### TASK INSTRUCTIONS
Copy the lines of the data below exactly, starting at the first and stopping after the line that contains "saturation=1, width=0.656, ax=ax, zorder=3)"; include no pictures.

### DATA EXTRACT
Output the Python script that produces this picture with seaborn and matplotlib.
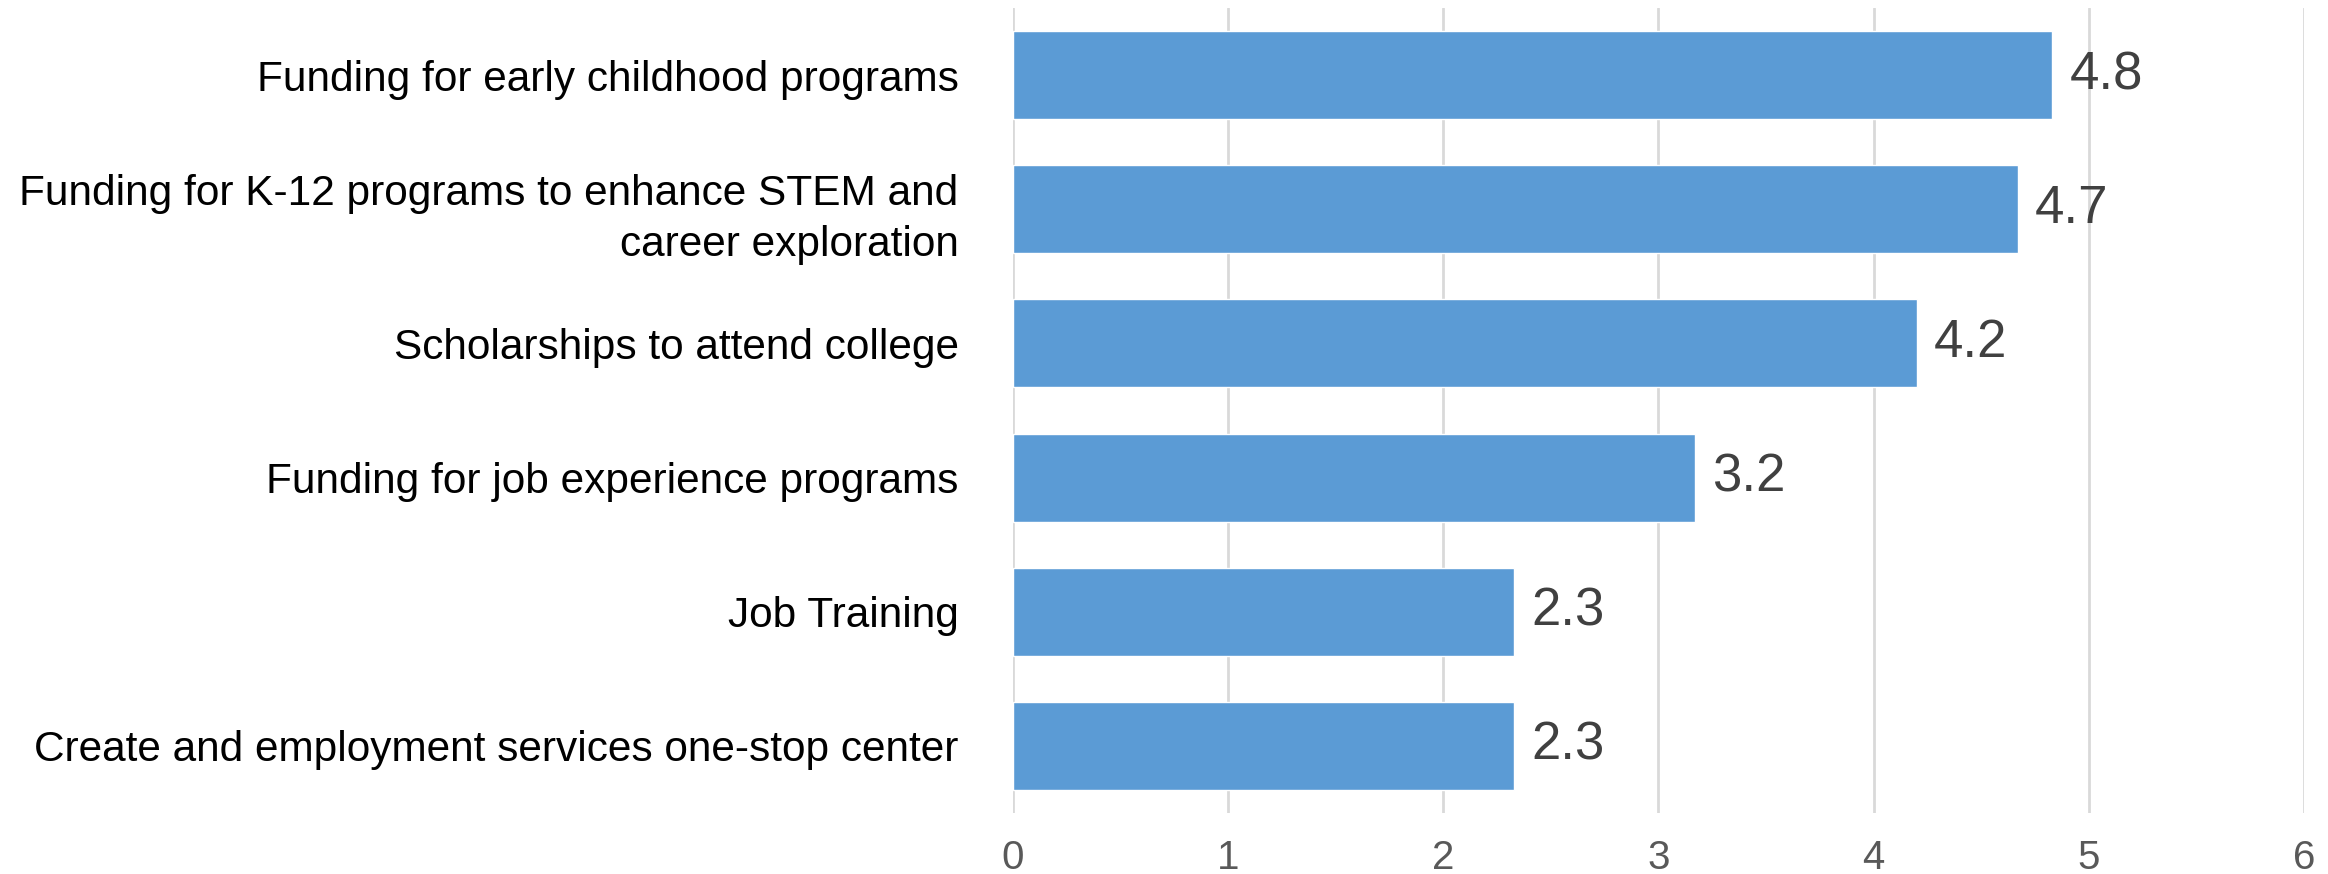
import matplotlib.pyplot as plt
import pandas as pd
import seaborn as sns

categories = [
    "Funding for early childhood programs",
    "Funding for K-12 programs to enhance STEM and\ncareer exploration",
    "Scholarships to attend college",
    "Funding for job experience programs",
    "Job Training",
    "Create and employment services one-stop center",
]
scores = [4.83, 4.67, 4.20, 3.17, 2.33, 2.33]
value_labels = ["4.8", "4.7", "4.2", "3.2", "2.3", "2.3"]
x_ticks = [0, 1, 2, 3, 4, 5, 6]

df = pd.DataFrame({"category": categories, "score": scores})

sns.set_theme(style="white")
plt.rcParams["font.family"] = ["Liberation Sans", "DejaVu Sans"]

fig = plt.figure(figsize=(23.28, 8.74), dpi=100)
ax = fig.add_axes([0.4351, 0.0698, 0.9897 - 0.4351, 0.9908 - 0.0698])

sns.barplot(data=df, y="category", x="score", orient="h", color="#5B9BD5",
            saturation=1, width=0.656, ax=ax, zorder=3)

ax.set_xlim(0, 6)
ax.set_xticks(x_ticks)
ax.xaxis.grid(True, color="#d9d9d9", linewidth=2, zorder=0)
ax.set_axisbelow(True)
for s in ax.spines.values():
    s.set_visible(False)

ax.set_xlabel("")
ax.set_ylabel("")
ax.tick_params(axis="x", length=0, pad=19, labelsize=29, labelcolor="#595959")
ax.tick_params(axis="y", length=0, pad=39, labelsize=30.5, labelcolor="#000000")
for t in ax.get_yticklabels():
    t.set_linespacing(1.35)

for i, (v, lab) in enumerate(zip(scores, value_labels)):
    ax.text(v + 0.08, i, lab, va="center", ha="left", fontsize=38, color="#404040")

fig.savefig("out.png", dpi=100)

### SOLUTION TO THE PROBLEM
Output the Python script that produces this picture with seaborn and matplotlib.
import matplotlib.pyplot as plt
import pandas as pd
import seaborn as sns

categories = [
    "Funding for early childhood programs",
    "Funding for K-12 programs to enhance STEM and\ncareer exploration",
    "Scholarships to attend college",
    "Funding for job experience programs",
    "Job Training",
    "Create and employment services one-stop center",
]
scores = [4.83, 4.67, 4.20, 3.17, 2.33, 2.33]
value_labels = ["4.8", "4.7", "4.2", "3.2", "2.3", "2.3"]
x_ticks = [0, 1, 2, 3, 4, 5, 6]

df = pd.DataFrame({"category": categories, "score": scores})

sns.set_theme(style="white")
plt.rcParams["font.family"] = ["Liberation Sans", "DejaVu Sans"]

fig = plt.figure(figsize=(23.28, 8.74), dpi=100)
ax = fig.add_axes([0.4351, 0.0698, 0.9897 - 0.4351, 0.9908 - 0.0698])

sns.barplot(data=df, y="category", x="score", orient="h", color="#5B9BD5",
            saturation=1, width=0.656, ax=ax, zorder=3)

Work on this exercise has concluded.